Fifteen years ago, I argued that banks’ increasing involvement in securities activities worldwide could eventually lead to a repetition of the 1929/33 banking meltdown.2 My analysis rested on the observation that if banks were permitted to diversify away from non-core banking activities the moral hazard that is known to promote excessive risk-taking in traditional banking would be extended to these other activities, in particular securities markets. The question then was whether ‘the mixing of banking and securities business can be regulated in such a way as to avoid the danger of a catastrophic destabilisation of financial markets’3. After considering all the regulatory options, I concluded that there was no solution: “Allowing banks to engage in risky non-bank activities could either destabilise the financial system by triggering a wave of contagious bank failures – or alternatively impose potentially enormous costs on tax payers by obliging governments or their agencies to undertake open-ended support operations.”4

The prevailing view amongst finance academics at the time, as reflected in a critical review of my book in the Journal of Finance, was that financial structure was largely irrelevant to the question of systemic stability.5 According to the conventional wisdom we had learned from the 1929/33 crash, a monetary contraction such as occurred then could be neutralised by injecting reserves into the banking system and a flight to quality, because it merely redistributes bank reserves, “is unlikely to be a source of systemic risk”6. This widely held view of the behaviour of financial markets turns out to have been entirely misguided. As we have witnessed in recent months, a major shock arising from publicised losses on banks’ securities holdings can have a domino effect on financial institutions, leading ultimately to a seizure in credit markets which central bankers, on their own, are powerless to unblock. Only drastic government intervention – guarantees for money market funds, guarantees for interbank lending, emergency deposit insurance cover, lending directly to the commercial paper market, and partly nationalising the banking industry – has prevented a full repetition of the 1929/33 financial meltdown.

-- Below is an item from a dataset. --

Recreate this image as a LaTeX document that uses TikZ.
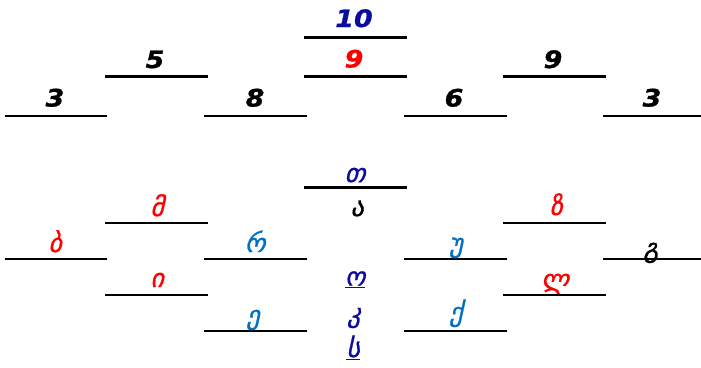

In addition to underrating the importance of financial market structure, finance academics have also largely neglected the well-documented boom/bust characteristic of asset and credit markets. In my recent book on the South Sea Bubble, I analysed the behaviour of South Sea stock prices and concluded that, even when judged against the valuation techniques available at the time, there is overwhelming evidence that the South Sea boom represented an irrational bubble7. My central thesis was that, taken together with other more recent boom/bust episodes, the events of 1720 lend force to the argument that national authorities must intervene to head off unsustainable financial market booms. I was also critical of revisionist histories of financial upheavals such as the South Sea Bubble that have tended to stress the rationality of investors and downplay the idea that financial markets are inherently unstable and prone to bouts of euphoria and panic.8

What we have witnessed in recent months is not only the fracturing of the world’s financial system but the discrediting of an academic discipline. There are some 4000 university finance professors worldwide, thousands of finance research papers are published each year, and yet there have been few if any warnings from the academic community of the incendiary potential of global financial markets. Is it too harsh to conclude that despite the considerable academic resources that go into finance research our understanding of the behaviour of financial markets is no greater than it was in 1929/33 or indeed 1720?


1 Edwin Perkins, The Divorce of Commercial and Investment Banking, Banking Law Journal, June (1971) p.523.
2 Richard Dale, International Banking Deregulation: The Great Banking Experiment, Wiley-Blackwell 1993.
3 Ibid, p.2
4 Ibid, p.43
5 Book review by Richard Herring, Journal of Finance, September 1993, pp. 1553-1556
6 Ibid, p. 1554.
7 Richard Dale, The First Crash: Lessons from the South Sea Bubble, Princeton University Press, 2004
8 See eg. Peter Garber, Famous First Bubbles, Journal of Economic Perspectives, Spring 1990; Larry Neal, The Rise of Financial Capitalism, International Capital Markets in the Age of Reason, Cambridge University Press, 2000.